The PRC’s original deadline was December 26, though the government shutdown gives the body a grace period of 16 days. “The Commission could recoup the days that were lost during the government shutdown.  However, the decision may come sooner,” PRC spokesperson Gail Adams told Direct Marketing News.

Insiders have few indications of how the PRC is leaning.  An amalgam of mailing industry stakeholders provided detailed testimony to the PRC last month holding that competition from digital alternatives caused USPS’s fortunes to fall, not the recession as the Postal Service maintains.  Competition would not constitute the exceptional circumstance necessary for an exigent increase; the recession would.

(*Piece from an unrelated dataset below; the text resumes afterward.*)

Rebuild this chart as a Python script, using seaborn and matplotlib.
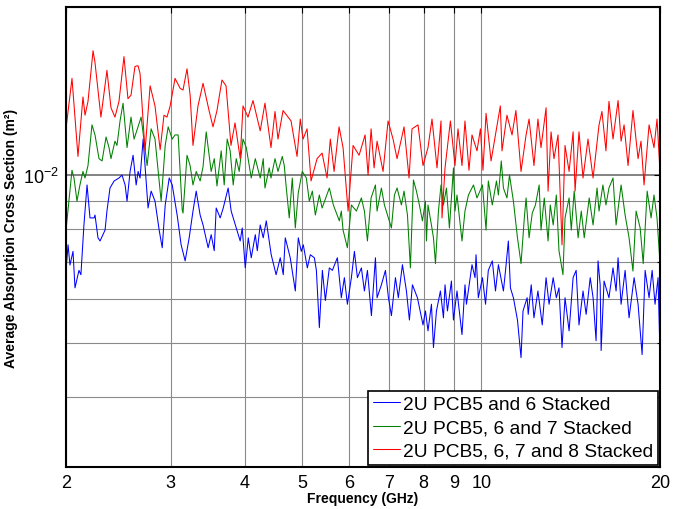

“I feel there is a better than average chance the PRC will reduce the 4.3% requested by the Postal Service by some amount,” says Hamilton Davison, president and executive director of the
American Catalog Mailers Association.

Should that be the case, Davison and other mailer interests hope the increase does not exceed 1.2%. That would represent 27% of the 4.3% requested by the Postal Service, a truer representation of the damage done by the recession, according to mailer interests.